» EXERCISE GOAL
Give back an exact copy of the lines from the start of the material through the line bearing "decades.flatMap((d) => minorMultipliers.map((m)". Include both ends and nothing else.

» DATA EXTRACT
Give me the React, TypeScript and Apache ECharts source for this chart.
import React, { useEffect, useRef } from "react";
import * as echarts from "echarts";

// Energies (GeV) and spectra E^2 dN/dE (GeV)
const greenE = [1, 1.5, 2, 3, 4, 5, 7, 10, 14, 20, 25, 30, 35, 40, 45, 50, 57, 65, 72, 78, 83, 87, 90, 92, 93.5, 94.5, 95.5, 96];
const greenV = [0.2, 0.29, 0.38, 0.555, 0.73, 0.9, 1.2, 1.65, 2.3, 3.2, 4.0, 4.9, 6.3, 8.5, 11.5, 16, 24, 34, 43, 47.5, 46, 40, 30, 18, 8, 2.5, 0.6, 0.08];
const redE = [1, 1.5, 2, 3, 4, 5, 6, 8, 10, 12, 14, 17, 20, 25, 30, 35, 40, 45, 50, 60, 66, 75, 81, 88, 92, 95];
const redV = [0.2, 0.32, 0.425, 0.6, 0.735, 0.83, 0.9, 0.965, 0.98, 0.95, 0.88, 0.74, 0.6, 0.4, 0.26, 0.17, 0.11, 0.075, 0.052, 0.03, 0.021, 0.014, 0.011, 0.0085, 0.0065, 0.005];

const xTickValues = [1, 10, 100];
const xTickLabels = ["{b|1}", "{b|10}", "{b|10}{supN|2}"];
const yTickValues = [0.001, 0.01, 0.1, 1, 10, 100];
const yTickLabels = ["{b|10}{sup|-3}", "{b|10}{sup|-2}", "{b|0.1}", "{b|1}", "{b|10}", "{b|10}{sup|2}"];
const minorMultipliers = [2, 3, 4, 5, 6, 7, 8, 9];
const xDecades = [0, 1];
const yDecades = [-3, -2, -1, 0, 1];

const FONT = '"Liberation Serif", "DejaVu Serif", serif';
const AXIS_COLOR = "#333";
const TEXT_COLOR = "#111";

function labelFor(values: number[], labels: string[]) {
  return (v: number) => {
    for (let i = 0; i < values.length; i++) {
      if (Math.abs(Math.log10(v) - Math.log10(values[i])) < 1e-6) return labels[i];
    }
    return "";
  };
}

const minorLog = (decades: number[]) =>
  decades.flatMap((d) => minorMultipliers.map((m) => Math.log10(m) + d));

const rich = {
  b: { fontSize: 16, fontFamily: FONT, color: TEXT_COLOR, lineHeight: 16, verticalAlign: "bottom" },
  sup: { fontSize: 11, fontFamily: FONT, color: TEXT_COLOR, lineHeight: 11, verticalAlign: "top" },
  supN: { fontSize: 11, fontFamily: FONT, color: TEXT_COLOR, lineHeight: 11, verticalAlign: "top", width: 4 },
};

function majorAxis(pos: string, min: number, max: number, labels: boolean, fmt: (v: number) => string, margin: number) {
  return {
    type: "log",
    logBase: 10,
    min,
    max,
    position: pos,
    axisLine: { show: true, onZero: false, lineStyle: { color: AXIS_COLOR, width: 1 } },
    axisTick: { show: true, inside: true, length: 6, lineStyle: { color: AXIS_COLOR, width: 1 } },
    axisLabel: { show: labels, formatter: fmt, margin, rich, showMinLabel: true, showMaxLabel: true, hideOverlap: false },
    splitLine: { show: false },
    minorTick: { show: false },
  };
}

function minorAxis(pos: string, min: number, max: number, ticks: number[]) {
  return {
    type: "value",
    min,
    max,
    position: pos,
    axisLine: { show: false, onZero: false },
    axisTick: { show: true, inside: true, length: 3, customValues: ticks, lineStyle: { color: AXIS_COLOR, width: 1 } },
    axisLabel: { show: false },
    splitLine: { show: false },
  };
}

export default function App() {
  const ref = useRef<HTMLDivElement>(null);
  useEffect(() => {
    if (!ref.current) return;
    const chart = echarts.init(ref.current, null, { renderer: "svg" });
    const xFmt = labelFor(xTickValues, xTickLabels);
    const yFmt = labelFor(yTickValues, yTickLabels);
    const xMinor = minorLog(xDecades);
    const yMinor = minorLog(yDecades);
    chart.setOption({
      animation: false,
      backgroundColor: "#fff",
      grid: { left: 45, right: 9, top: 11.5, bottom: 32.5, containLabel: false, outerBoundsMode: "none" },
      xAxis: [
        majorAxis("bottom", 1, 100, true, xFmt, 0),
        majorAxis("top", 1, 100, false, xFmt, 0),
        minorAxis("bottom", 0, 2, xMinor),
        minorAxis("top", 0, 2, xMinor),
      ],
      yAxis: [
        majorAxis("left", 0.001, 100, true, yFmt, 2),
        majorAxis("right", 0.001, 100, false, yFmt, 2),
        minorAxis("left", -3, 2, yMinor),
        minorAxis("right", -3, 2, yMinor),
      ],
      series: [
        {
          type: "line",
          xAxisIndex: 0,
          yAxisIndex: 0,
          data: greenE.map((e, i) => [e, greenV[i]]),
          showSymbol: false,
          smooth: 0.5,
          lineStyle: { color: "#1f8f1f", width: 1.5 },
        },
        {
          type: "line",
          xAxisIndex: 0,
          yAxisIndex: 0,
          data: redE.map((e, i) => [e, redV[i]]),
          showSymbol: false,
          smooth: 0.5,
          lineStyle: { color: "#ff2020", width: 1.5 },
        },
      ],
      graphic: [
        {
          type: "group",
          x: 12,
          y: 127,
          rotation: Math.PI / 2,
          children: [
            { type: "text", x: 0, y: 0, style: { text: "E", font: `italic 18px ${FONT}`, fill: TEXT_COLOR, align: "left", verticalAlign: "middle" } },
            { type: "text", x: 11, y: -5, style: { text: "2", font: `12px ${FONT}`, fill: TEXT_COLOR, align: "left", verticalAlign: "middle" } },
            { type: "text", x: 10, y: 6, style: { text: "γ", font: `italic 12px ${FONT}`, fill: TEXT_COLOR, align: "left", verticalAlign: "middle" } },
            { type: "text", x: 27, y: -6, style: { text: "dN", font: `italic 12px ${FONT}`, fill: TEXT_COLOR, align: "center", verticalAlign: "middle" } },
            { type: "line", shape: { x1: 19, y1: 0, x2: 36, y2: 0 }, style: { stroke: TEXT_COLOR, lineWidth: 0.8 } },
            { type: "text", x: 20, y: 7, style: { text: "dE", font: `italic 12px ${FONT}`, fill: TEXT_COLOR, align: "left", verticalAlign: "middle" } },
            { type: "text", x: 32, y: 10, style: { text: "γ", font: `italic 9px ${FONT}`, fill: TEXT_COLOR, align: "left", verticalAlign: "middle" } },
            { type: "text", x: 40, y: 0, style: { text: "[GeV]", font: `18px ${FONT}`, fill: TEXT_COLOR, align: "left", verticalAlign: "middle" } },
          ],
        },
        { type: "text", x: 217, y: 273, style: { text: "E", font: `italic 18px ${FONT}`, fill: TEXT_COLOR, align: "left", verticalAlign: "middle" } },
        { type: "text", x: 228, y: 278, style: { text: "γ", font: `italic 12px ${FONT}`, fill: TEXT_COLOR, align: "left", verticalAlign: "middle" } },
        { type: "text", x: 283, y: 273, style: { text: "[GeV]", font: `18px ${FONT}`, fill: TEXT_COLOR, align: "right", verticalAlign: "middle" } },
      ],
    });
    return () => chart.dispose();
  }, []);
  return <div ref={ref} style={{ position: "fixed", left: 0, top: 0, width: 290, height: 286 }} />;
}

» WRITTEN RESPONSE
Give me the React, TypeScript and Apache ECharts source for this chart.
import React, { useEffect, useRef } from "react";
import * as echarts from "echarts";

// Energies (GeV) and spectra E^2 dN/dE (GeV)
const greenE = [1, 1.5, 2, 3, 4, 5, 7, 10, 14, 20, 25, 30, 35, 40, 45, 50, 57, 65, 72, 78, 83, 87, 90, 92, 93.5, 94.5, 95.5, 96];
const greenV = [0.2, 0.29, 0.38, 0.555, 0.73, 0.9, 1.2, 1.65, 2.3, 3.2, 4.0, 4.9, 6.3, 8.5, 11.5, 16, 24, 34, 43, 47.5, 46, 40, 30, 18, 8, 2.5, 0.6, 0.08];
const redE = [1, 1.5, 2, 3, 4, 5, 6, 8, 10, 12, 14, 17, 20, 25, 30, 35, 40, 45, 50, 60, 66, 75, 81, 88, 92, 95];
const redV = [0.2, 0.32, 0.425, 0.6, 0.735, 0.83, 0.9, 0.965, 0.98, 0.95, 0.88, 0.74, 0.6, 0.4, 0.26, 0.17, 0.11, 0.075, 0.052, 0.03, 0.021, 0.014, 0.011, 0.0085, 0.0065, 0.005];

const xTickValues = [1, 10, 100];
const xTickLabels = ["{b|1}", "{b|10}", "{b|10}{supN|2}"];
const yTickValues = [0.001, 0.01, 0.1, 1, 10, 100];
const yTickLabels = ["{b|10}{sup|-3}", "{b|10}{sup|-2}", "{b|0.1}", "{b|1}", "{b|10}", "{b|10}{sup|2}"];
const minorMultipliers = [2, 3, 4, 5, 6, 7, 8, 9];
const xDecades = [0, 1];
const yDecades = [-3, -2, -1, 0, 1];

const FONT = '"Liberation Serif", "DejaVu Serif", serif';
const AXIS_COLOR = "#333";
const TEXT_COLOR = "#111";

function labelFor(values: number[], labels: string[]) {
  return (v: number) => {
    for (let i = 0; i < values.length; i++) {
      if (Math.abs(Math.log10(v) - Math.log10(values[i])) < 1e-6) return labels[i];
    }
    return "";
  };
}

const minorLog = (decades: number[]) =>
  decades.flatMap((d) => minorMultipliers.map((m) => Math.log10(m) + d));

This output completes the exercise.